Objective
Reproduce, word for word, the span of lines starting at the line holding "Recreate this image" and ending at the line holding "d3.scaleLinear().domain([0, 35]).range([plot.bottom, plot.top]);". Omit every picture.

----------------------------------------

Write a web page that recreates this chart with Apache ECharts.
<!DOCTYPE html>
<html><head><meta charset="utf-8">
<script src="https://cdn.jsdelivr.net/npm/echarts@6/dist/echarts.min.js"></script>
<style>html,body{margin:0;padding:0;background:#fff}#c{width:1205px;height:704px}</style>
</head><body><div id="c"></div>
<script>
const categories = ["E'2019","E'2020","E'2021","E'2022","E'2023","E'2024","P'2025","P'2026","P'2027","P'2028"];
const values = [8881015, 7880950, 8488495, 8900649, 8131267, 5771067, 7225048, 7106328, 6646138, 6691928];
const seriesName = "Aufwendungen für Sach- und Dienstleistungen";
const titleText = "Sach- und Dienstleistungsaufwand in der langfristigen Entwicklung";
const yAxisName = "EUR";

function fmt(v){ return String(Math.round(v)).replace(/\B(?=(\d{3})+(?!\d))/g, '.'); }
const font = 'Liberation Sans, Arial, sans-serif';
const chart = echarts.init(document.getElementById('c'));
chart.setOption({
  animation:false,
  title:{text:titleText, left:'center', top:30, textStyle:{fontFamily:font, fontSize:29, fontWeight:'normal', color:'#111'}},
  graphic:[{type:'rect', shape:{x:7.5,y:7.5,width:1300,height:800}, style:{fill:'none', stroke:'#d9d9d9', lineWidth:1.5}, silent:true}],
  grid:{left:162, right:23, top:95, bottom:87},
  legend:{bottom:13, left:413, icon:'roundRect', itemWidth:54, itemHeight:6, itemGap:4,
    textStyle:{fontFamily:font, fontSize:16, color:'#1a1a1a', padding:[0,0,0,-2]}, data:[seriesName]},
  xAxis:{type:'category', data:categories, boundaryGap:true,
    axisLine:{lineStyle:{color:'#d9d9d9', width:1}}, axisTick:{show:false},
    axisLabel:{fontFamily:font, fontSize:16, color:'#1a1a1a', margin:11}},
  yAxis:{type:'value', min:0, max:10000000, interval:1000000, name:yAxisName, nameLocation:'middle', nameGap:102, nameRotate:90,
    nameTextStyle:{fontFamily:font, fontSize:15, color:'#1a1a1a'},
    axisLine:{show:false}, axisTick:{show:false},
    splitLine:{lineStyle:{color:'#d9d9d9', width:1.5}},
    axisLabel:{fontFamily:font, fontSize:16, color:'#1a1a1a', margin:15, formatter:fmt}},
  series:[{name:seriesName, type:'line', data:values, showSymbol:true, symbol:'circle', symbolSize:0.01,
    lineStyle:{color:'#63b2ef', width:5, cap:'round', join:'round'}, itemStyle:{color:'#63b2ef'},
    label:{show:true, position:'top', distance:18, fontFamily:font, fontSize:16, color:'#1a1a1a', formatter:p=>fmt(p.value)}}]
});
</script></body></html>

----------------------------------------

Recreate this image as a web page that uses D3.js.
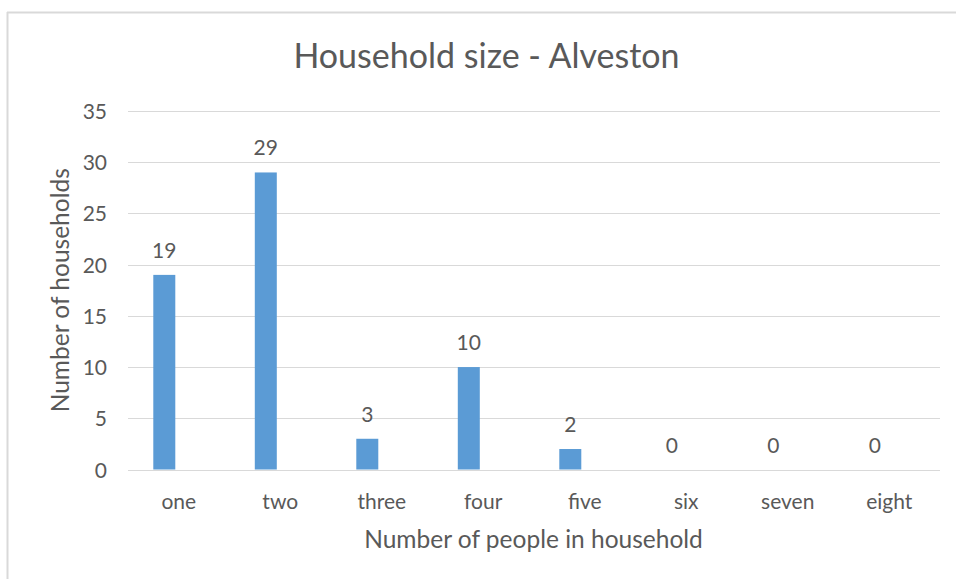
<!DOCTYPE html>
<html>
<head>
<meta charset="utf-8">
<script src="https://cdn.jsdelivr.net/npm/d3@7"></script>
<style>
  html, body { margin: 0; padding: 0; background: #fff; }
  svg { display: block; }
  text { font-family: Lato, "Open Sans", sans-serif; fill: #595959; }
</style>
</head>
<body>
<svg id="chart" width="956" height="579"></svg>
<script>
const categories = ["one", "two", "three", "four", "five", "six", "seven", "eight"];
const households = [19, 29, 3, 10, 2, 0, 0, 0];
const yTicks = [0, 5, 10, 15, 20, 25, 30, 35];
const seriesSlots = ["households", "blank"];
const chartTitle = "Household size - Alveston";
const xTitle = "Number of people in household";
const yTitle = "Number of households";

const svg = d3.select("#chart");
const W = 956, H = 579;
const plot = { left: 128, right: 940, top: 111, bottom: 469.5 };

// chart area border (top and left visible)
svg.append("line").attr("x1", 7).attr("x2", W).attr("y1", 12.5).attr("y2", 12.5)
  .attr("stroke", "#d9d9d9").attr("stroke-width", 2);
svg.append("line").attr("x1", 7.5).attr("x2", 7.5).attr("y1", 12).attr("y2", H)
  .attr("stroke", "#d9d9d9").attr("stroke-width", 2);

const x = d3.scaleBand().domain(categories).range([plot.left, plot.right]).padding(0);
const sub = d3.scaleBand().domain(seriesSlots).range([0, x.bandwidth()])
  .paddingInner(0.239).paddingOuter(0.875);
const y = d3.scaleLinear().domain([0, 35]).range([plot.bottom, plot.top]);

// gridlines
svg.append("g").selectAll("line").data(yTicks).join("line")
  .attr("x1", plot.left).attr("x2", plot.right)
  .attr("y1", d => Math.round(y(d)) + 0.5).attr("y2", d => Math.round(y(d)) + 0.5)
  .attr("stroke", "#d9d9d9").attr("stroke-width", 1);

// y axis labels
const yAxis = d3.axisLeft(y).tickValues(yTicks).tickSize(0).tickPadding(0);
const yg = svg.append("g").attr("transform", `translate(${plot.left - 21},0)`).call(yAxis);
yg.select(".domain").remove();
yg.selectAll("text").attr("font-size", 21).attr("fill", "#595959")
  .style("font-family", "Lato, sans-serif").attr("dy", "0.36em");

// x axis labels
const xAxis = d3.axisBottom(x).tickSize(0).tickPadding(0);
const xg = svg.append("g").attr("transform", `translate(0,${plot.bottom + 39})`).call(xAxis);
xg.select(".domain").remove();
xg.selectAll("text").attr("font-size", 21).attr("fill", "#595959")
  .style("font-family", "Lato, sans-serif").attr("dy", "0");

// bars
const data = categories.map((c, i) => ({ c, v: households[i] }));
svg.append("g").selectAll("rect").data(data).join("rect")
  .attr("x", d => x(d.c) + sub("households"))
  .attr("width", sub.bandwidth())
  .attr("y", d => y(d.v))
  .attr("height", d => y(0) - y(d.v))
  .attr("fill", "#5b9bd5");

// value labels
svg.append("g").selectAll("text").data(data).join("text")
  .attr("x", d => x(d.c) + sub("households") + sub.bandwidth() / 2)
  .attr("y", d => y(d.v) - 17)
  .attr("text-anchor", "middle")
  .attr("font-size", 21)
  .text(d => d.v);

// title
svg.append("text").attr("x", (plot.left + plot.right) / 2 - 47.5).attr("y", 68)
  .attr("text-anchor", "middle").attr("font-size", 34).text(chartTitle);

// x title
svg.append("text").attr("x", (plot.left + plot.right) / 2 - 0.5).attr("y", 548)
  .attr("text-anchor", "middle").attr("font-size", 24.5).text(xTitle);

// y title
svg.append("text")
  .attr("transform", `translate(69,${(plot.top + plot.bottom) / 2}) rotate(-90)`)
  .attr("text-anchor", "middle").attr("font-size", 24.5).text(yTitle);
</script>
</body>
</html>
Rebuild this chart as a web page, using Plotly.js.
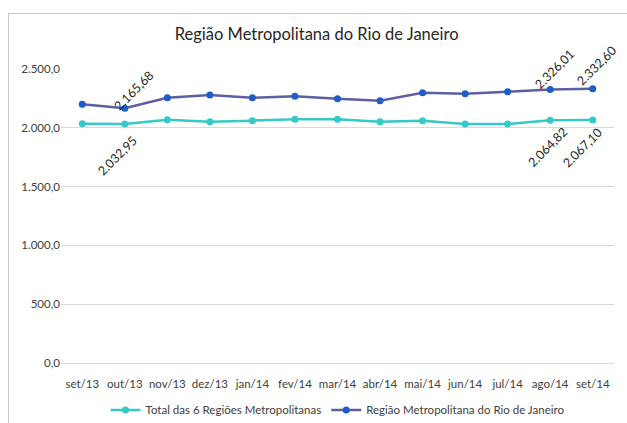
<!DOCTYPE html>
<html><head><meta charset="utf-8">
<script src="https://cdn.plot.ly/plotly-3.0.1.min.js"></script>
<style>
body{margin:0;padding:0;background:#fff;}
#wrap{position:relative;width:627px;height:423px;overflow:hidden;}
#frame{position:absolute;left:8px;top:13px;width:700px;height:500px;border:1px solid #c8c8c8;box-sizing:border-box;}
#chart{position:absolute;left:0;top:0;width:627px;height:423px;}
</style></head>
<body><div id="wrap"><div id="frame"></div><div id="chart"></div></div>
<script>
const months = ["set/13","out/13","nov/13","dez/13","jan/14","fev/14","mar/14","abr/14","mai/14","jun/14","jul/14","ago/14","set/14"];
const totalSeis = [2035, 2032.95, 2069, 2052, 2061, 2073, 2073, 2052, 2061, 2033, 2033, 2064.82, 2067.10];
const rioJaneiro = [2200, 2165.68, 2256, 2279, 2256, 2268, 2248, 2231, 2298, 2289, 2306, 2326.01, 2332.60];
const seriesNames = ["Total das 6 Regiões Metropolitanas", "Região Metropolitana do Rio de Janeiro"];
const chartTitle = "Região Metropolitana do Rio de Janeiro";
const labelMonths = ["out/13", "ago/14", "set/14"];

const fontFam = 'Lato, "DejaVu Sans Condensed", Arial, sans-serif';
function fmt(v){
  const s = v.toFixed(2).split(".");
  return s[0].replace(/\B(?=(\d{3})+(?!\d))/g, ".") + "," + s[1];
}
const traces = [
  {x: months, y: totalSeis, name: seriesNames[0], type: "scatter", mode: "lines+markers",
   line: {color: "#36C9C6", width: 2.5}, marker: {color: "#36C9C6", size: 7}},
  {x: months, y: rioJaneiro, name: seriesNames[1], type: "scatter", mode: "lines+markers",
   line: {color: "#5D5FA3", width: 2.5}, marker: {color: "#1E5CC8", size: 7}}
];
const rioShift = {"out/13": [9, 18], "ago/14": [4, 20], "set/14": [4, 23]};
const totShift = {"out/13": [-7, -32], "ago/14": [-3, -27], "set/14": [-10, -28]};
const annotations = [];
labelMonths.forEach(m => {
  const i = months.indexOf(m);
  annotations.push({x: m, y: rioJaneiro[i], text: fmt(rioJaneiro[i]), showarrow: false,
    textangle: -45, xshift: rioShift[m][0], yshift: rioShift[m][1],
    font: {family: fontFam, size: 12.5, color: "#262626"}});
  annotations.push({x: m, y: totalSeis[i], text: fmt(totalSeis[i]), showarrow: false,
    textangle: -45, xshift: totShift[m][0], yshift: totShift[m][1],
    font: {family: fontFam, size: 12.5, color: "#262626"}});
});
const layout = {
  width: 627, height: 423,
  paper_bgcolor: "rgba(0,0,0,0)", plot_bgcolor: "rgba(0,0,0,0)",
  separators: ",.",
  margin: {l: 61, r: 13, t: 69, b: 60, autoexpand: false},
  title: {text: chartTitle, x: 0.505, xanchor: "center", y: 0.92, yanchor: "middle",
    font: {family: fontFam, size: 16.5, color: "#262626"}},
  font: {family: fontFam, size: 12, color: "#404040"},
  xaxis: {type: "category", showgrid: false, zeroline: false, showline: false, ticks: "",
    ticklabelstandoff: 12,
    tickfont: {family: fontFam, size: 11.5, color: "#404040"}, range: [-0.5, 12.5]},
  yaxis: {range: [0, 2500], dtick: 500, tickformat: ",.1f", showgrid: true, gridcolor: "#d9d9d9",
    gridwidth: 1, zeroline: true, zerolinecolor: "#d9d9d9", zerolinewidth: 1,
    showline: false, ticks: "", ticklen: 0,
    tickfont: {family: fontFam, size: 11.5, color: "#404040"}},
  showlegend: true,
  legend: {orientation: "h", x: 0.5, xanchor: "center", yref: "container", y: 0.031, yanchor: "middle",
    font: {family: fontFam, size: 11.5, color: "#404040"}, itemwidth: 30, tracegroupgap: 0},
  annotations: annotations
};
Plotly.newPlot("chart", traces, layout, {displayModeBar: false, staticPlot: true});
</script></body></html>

----------------------------------------

Exercise solution
Recreate this image as a web page that uses D3.js.
<!DOCTYPE html>
<html>
<head>
<meta charset="utf-8">
<script src="https://cdn.jsdelivr.net/npm/d3@7"></script>
<style>
  html, body { margin: 0; padding: 0; background: #fff; }
  svg { display: block; }
  text { font-family: Lato, "Open Sans", sans-serif; fill: #595959; }
</style>
</head>
<body>
<svg id="chart" width="956" height="579"></svg>
<script>
const categories = ["one", "two", "three", "four", "five", "six", "seven", "eight"];
const households = [19, 29, 3, 10, 2, 0, 0, 0];
const yTicks = [0, 5, 10, 15, 20, 25, 30, 35];
const seriesSlots = ["households", "blank"];
const chartTitle = "Household size - Alveston";
const xTitle = "Number of people in household";
const yTitle = "Number of households";

const svg = d3.select("#chart");
const W = 956, H = 579;
const plot = { left: 128, right: 940, top: 111, bottom: 469.5 };

// chart area border (top and left visible)
svg.append("line").attr("x1", 7).attr("x2", W).attr("y1", 12.5).attr("y2", 12.5)
  .attr("stroke", "#d9d9d9").attr("stroke-width", 2);
svg.append("line").attr("x1", 7.5).attr("x2", 7.5).attr("y1", 12).attr("y2", H)
  .attr("stroke", "#d9d9d9").attr("stroke-width", 2);

const x = d3.scaleBand().domain(categories).range([plot.left, plot.right]).padding(0);
const sub = d3.scaleBand().domain(seriesSlots).range([0, x.bandwidth()])
  .paddingInner(0.239).paddingOuter(0.875);
const y = d3.scaleLinear().domain([0, 35]).range([plot.bottom, plot.top]);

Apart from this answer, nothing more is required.